[Start Records]

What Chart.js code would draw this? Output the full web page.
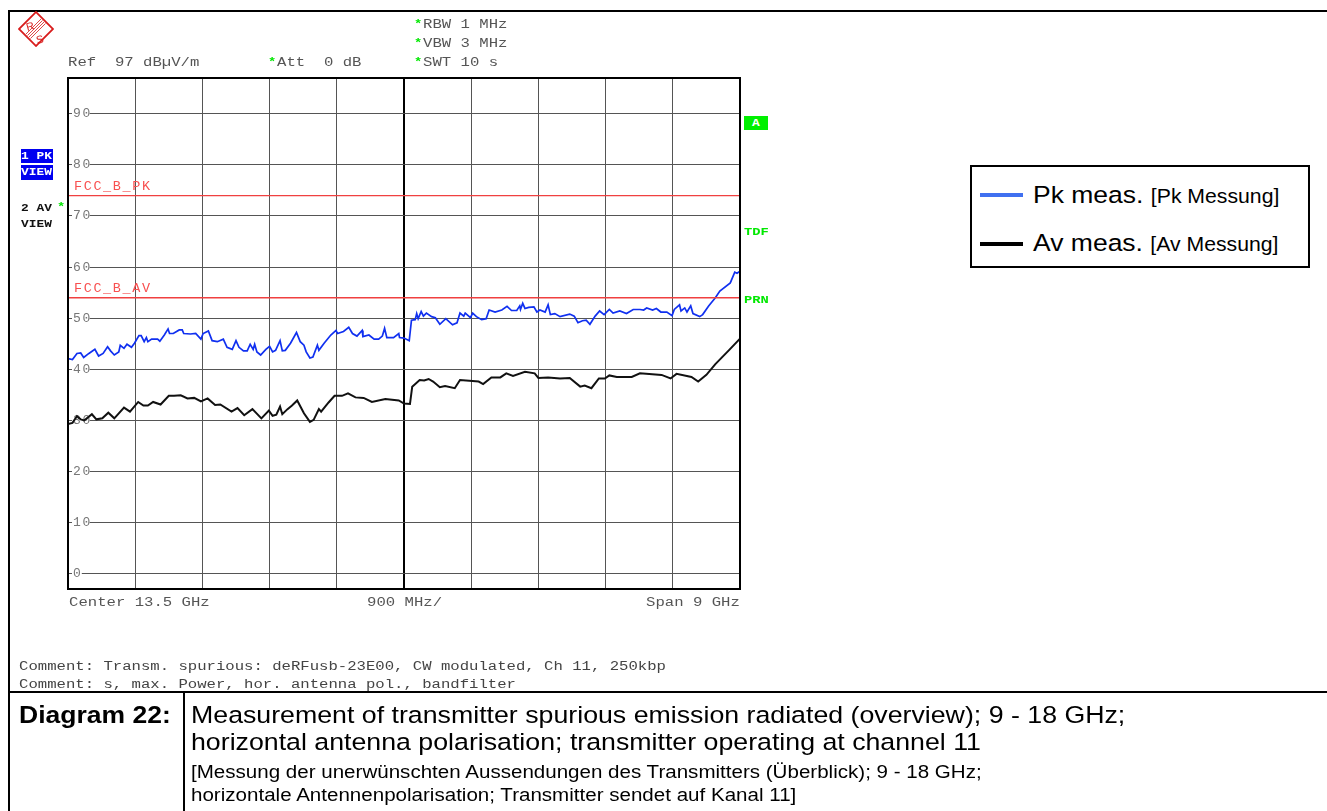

[End Records]
[Start Records]

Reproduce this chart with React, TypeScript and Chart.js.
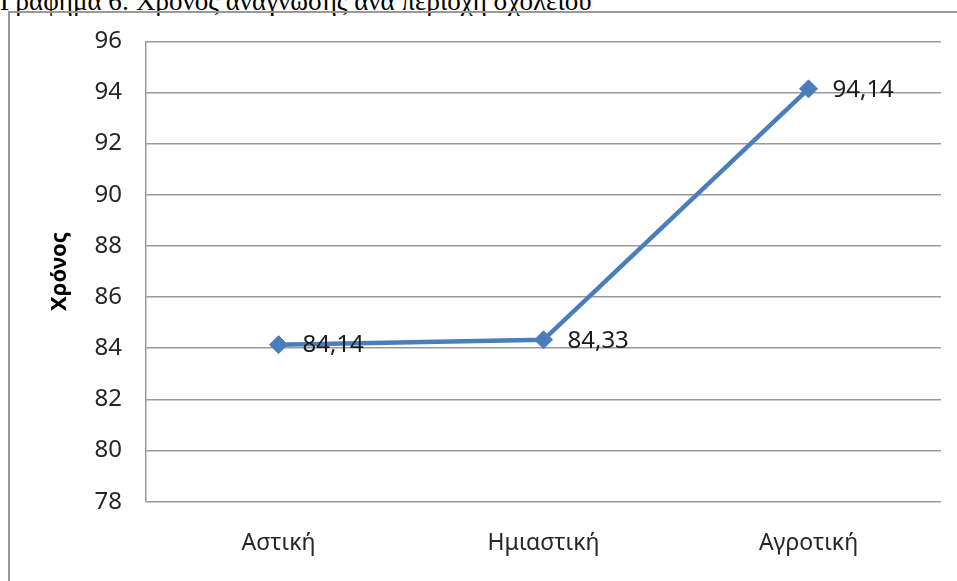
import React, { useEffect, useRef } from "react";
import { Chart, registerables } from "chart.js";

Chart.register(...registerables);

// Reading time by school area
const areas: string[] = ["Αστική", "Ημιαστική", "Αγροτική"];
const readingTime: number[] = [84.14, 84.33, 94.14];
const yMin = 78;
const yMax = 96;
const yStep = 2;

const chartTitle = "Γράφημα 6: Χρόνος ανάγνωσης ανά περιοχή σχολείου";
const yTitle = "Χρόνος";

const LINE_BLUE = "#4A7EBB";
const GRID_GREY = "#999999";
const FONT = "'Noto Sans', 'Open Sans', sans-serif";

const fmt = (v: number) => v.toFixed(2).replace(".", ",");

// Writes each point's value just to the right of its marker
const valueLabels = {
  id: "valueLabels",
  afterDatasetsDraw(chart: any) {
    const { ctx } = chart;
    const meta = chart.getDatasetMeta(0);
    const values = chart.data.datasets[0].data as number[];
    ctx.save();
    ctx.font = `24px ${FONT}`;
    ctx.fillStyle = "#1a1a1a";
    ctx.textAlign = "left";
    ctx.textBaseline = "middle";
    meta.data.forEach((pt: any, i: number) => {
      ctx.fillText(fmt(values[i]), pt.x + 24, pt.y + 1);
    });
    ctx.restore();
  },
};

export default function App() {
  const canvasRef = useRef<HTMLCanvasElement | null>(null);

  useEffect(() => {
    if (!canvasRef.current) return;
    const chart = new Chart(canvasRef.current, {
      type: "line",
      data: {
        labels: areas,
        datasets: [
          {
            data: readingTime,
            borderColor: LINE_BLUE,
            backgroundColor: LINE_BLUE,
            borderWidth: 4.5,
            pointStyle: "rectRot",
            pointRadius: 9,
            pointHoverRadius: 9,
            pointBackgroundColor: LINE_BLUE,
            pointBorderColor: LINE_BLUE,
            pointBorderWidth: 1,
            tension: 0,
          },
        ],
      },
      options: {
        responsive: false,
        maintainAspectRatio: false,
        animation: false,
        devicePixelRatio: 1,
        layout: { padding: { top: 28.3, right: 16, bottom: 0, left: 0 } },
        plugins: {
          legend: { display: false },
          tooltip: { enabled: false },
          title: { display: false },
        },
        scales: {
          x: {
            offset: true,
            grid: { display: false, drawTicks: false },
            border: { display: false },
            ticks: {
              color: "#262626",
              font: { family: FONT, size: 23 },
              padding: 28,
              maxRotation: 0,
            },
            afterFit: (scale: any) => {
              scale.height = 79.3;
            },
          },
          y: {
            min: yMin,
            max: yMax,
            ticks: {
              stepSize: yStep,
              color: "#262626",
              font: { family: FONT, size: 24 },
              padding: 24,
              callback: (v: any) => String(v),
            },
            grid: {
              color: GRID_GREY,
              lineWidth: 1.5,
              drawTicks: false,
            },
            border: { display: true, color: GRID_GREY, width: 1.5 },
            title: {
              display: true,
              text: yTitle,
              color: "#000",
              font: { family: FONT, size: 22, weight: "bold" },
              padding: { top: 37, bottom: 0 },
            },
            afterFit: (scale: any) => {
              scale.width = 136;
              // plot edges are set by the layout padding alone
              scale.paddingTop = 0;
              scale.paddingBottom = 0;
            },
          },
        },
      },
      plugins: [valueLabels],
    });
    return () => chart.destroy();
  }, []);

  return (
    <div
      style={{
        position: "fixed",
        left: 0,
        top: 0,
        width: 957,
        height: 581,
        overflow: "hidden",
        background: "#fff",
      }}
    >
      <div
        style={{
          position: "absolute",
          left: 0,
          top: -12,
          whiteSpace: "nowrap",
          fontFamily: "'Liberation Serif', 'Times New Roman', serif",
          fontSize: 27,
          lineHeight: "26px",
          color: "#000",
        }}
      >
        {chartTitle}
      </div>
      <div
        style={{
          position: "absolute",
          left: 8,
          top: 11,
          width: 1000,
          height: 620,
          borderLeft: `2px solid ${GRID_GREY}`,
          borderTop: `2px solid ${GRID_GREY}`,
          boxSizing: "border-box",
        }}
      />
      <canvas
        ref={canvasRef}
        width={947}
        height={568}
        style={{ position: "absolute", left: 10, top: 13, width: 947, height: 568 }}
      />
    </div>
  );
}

[End Records]

◆ What you will do ◆
The copy should hold exactly the lines from the line with "Reproduce this chart" to the line with "const yStep = 2;", both ends in, set down without any pictures and with nothing added.

◆ Written solution ◆
Reproduce this chart with React, TypeScript and Chart.js.
import React, { useEffect, useRef } from "react";
import { Chart, registerables } from "chart.js";

Chart.register(...registerables);

// Reading time by school area
const areas: string[] = ["Αστική", "Ημιαστική", "Αγροτική"];
const readingTime: number[] = [84.14, 84.33, 94.14];
const yMin = 78;
const yMax = 96;
const yStep = 2;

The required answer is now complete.